**Do this:** Exactly retype the lines from the top of the data through the line containing "CartesianGrid, Legend, ReferenceLine", leaving out every picture.

####################

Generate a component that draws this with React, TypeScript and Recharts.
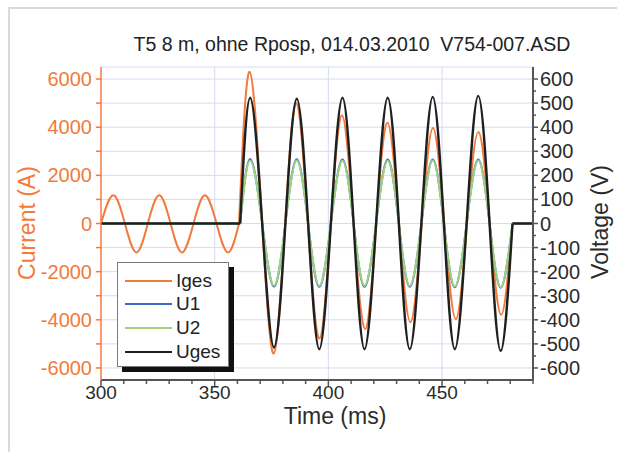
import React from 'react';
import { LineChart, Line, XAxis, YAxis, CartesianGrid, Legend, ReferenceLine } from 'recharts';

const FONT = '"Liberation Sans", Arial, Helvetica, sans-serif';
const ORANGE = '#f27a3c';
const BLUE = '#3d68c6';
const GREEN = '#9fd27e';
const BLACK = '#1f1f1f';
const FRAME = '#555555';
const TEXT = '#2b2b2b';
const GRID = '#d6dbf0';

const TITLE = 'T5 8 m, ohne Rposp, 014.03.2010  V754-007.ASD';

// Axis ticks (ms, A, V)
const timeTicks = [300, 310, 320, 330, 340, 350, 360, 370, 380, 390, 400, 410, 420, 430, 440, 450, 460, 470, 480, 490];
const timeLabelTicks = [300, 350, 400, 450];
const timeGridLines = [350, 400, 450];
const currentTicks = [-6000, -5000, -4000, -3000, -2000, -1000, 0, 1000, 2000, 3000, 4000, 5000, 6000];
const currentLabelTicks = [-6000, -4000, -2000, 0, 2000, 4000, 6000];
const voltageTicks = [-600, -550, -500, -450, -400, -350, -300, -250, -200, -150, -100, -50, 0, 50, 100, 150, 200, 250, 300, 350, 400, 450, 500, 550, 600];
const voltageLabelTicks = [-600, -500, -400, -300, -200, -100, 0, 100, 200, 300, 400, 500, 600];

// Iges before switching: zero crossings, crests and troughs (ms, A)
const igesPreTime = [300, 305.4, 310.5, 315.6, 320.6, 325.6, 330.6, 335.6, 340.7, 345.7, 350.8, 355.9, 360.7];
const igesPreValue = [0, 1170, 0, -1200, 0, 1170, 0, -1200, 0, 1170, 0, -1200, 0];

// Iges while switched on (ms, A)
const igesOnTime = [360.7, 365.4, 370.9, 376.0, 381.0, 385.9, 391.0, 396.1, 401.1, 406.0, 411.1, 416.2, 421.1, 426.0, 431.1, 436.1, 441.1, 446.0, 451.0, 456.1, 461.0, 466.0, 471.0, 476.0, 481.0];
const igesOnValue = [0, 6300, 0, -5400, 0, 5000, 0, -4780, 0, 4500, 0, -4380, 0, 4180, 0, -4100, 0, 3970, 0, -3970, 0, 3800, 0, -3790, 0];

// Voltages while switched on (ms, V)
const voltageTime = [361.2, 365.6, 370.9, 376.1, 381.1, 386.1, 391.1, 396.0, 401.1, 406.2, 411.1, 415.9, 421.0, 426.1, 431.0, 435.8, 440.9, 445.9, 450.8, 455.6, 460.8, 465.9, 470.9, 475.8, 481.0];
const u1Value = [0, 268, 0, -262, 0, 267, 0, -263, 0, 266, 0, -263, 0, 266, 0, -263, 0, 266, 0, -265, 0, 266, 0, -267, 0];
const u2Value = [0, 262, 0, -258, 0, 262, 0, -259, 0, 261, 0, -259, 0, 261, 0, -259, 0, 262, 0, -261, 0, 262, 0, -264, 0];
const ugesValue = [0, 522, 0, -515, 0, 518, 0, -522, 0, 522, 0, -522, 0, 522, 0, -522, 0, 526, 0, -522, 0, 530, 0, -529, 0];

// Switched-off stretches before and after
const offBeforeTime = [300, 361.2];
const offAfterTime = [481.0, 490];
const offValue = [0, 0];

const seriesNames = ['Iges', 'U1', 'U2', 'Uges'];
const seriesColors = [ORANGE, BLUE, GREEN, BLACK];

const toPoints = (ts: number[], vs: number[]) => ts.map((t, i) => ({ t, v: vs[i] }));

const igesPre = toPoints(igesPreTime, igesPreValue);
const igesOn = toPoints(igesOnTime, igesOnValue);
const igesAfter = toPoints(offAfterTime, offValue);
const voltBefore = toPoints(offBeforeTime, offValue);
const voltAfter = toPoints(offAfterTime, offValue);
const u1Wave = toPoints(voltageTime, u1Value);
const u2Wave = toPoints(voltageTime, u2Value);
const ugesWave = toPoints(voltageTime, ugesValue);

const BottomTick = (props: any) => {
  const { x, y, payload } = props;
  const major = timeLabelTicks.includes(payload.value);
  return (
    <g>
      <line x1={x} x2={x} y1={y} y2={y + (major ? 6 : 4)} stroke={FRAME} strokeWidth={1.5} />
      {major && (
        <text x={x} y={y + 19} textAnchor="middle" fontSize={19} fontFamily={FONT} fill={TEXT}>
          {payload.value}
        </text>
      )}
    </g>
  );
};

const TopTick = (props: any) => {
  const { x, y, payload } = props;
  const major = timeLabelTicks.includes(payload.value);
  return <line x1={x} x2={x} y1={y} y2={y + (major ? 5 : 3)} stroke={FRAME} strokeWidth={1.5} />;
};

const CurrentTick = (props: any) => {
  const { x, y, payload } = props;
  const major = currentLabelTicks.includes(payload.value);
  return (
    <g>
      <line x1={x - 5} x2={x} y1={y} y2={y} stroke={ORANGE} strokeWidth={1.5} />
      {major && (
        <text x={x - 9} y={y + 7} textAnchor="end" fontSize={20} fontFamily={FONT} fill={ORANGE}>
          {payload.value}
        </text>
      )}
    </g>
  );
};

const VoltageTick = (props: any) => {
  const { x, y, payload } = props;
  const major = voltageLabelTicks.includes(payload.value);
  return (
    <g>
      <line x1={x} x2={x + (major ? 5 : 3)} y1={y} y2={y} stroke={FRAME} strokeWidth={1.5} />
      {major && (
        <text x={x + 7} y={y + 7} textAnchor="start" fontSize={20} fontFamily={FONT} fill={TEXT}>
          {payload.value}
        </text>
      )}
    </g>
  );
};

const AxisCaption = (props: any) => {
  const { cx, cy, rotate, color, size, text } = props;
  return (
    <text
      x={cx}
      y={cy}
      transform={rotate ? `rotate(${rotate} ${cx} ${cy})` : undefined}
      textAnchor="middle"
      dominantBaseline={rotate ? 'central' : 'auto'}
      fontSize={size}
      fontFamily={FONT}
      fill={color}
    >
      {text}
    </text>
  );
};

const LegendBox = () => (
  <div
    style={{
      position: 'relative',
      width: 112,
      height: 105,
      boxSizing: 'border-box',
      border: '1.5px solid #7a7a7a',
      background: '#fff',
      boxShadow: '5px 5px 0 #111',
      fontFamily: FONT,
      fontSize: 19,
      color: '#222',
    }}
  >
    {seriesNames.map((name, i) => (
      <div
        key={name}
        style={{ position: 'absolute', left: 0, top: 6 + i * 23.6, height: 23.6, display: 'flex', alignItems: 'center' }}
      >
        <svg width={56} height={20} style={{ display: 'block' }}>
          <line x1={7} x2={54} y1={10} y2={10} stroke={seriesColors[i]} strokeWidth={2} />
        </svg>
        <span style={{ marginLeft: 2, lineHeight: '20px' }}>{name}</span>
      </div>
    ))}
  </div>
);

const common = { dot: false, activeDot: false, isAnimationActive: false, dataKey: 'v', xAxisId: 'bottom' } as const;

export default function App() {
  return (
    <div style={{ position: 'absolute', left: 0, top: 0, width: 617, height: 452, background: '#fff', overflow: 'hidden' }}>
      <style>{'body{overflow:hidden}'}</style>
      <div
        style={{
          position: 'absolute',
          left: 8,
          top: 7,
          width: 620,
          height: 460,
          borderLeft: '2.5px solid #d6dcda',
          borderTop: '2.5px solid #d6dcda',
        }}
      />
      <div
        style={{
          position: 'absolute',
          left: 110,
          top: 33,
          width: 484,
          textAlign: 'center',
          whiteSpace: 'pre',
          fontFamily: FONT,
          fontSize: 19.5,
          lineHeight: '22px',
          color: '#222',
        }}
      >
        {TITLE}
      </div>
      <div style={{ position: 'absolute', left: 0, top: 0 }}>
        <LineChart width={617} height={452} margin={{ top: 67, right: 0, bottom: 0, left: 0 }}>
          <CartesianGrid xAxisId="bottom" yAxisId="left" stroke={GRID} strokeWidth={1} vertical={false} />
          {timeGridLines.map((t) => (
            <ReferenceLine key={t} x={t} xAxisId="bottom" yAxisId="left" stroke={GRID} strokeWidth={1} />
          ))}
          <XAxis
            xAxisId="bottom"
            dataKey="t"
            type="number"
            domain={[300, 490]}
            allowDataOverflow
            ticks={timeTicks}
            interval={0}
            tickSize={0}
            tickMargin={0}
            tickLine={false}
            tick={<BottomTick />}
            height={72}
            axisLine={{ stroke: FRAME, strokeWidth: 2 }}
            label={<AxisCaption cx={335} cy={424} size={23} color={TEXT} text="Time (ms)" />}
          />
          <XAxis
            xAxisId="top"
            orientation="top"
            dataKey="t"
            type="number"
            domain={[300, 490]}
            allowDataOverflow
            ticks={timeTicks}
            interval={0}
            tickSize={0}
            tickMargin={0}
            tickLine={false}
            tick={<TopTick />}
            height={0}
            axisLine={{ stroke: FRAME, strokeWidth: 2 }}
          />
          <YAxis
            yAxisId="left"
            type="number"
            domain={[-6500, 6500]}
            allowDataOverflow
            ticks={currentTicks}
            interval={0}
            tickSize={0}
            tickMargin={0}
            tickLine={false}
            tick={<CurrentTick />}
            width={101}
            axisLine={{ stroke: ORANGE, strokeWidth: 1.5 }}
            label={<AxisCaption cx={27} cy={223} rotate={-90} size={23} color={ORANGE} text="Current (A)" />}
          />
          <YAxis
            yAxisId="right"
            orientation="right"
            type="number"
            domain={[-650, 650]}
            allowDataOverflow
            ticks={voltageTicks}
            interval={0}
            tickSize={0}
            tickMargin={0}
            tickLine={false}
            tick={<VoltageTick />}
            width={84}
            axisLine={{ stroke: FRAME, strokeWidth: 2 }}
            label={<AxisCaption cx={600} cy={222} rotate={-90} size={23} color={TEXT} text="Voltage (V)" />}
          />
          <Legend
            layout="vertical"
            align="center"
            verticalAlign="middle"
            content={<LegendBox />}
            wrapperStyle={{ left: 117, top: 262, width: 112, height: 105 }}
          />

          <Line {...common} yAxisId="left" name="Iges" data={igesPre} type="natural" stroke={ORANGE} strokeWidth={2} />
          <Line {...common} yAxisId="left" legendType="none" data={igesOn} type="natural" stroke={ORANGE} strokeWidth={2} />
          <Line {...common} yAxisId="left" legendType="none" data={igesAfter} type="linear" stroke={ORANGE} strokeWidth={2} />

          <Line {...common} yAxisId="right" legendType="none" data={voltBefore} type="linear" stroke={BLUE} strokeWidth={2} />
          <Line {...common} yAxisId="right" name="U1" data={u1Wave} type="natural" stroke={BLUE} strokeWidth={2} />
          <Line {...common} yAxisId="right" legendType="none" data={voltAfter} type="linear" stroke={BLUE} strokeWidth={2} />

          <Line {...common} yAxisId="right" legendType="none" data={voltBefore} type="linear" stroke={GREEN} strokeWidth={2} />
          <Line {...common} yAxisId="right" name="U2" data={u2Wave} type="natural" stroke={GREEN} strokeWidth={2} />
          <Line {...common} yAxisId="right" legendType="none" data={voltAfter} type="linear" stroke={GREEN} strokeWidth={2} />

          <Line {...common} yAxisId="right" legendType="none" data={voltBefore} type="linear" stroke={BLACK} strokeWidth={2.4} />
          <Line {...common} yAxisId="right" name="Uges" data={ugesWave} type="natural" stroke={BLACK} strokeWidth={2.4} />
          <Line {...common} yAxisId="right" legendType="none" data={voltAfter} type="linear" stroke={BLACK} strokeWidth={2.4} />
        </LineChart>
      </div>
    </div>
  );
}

####################

**Reply to the exercise:**
Generate a component that draws this with React, TypeScript and Recharts.
import React from 'react';
import { LineChart, Line, XAxis, YAxis, CartesianGrid, Legend, ReferenceLine } from 'recharts';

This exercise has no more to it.